I lost a twitter follower today.
Now, those of you that have large twitter followings will say to me that you lose hundreds or even thousands of followers every day. I too advise people who ask me about this that as you crystalize your message and focus your direction, you are bound to lose twitter followers as you gain new ones. This loss, caused me to reflect and I have been lost in thought about it all day.
I shall call this twitter follower Misha, though that is not her name. She was one of my original 50 followers on twitter. I found her blog posts to be inspirational and her love for life and family without parallel. I learned that Misha had survived treatment of an illness that forever changed her physically. I came to believe that it also changed her spiritually and her posts touched innocent parts of me that had long been closed off. I have fought battles in life, in business, in relationships and in raising my children as all of us face. Misha faced these battles and had become an inspirational person. I had fought these battles and become a hard and distant person.
I came to twitter to do business and I never had any qualms about doing that. I wanted a large following and set out to accomplish just that. In 30 days I have achieved a growth of over 5,000 followers. I had written a website and started to push video tutorials. People were talking about what I had done and telling others of their phenomenal growth using my methods. I was patting myself on the back and tweeting around the clock, believing I had the next great twitter secret.
I got a DM a few days ago from Misha, saying I was causing too much activity in her timeline. She was on my special list of followers that I follow every day. People were starting to ask her to follow them and get in on the ‘follow for follow’ systems I was promoting. Misha simply stated that she liked her twitter following small and to please understand that it was nothing personal. This morning, Misha dropped me from her twitter followers, and I understood why she needed to do that. Still, this one follower has caused me to reflect upon why I am here and what I am doing.
A mentor of mine once said ‘Bobby, you need to figure out what you are doing well and keep doing it. You also need to figure out what you are doing poorly, and fix it.’ What I did well in the beginning of my thirty days on twitter was to reach out to people and engage them.
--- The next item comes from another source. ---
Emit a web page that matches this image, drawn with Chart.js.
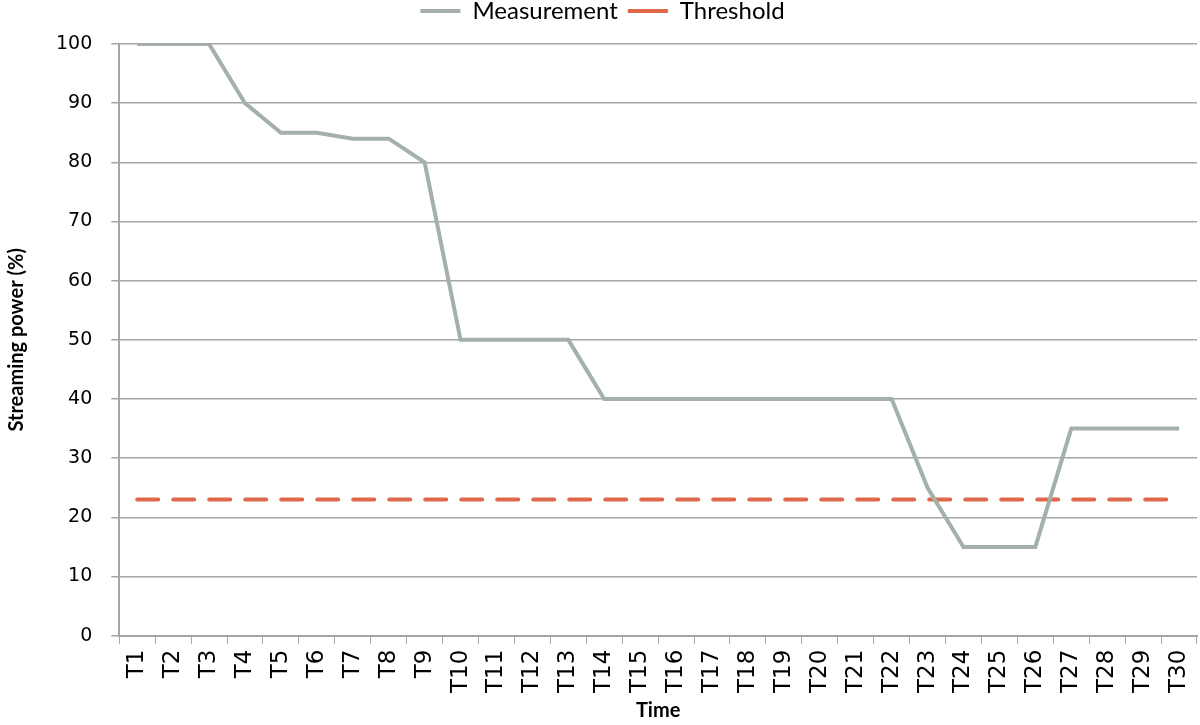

I was myself, I was open, I was vulnerable and I listened. In the last few days I have felt the need to increase my tweets. To automate my quotes, my tips, my following of people and my unfollowing. I have become successful in the sense of numbers. Yet, with all of that, I think I just lost a shoe, because of the want of a nail. I want to make sure, that I examine what has happened so that the entire kingdom is not lost.
I would trade 1,000 of my followers that were bots, advertisers, people who talked at me about their product instead of listening to me for one Misha. I realized, I had become someone who talked at people and had stopped listening to them. In a way, I suppose that all I really need to be successful in twitter is to pay attention to the lessons my mother tried to teach me as a child. Be open, be yourself and know yourself. It is said that ‘what good is it for a man to gain the world and lose his soul’. To my twitter family – I am humbled by your support, by your love and it is you that made me the success that I am in twitter and not anything that I have done.
Thank you Misha for reminding me of what is important. Your presence shall be missed in my timeline.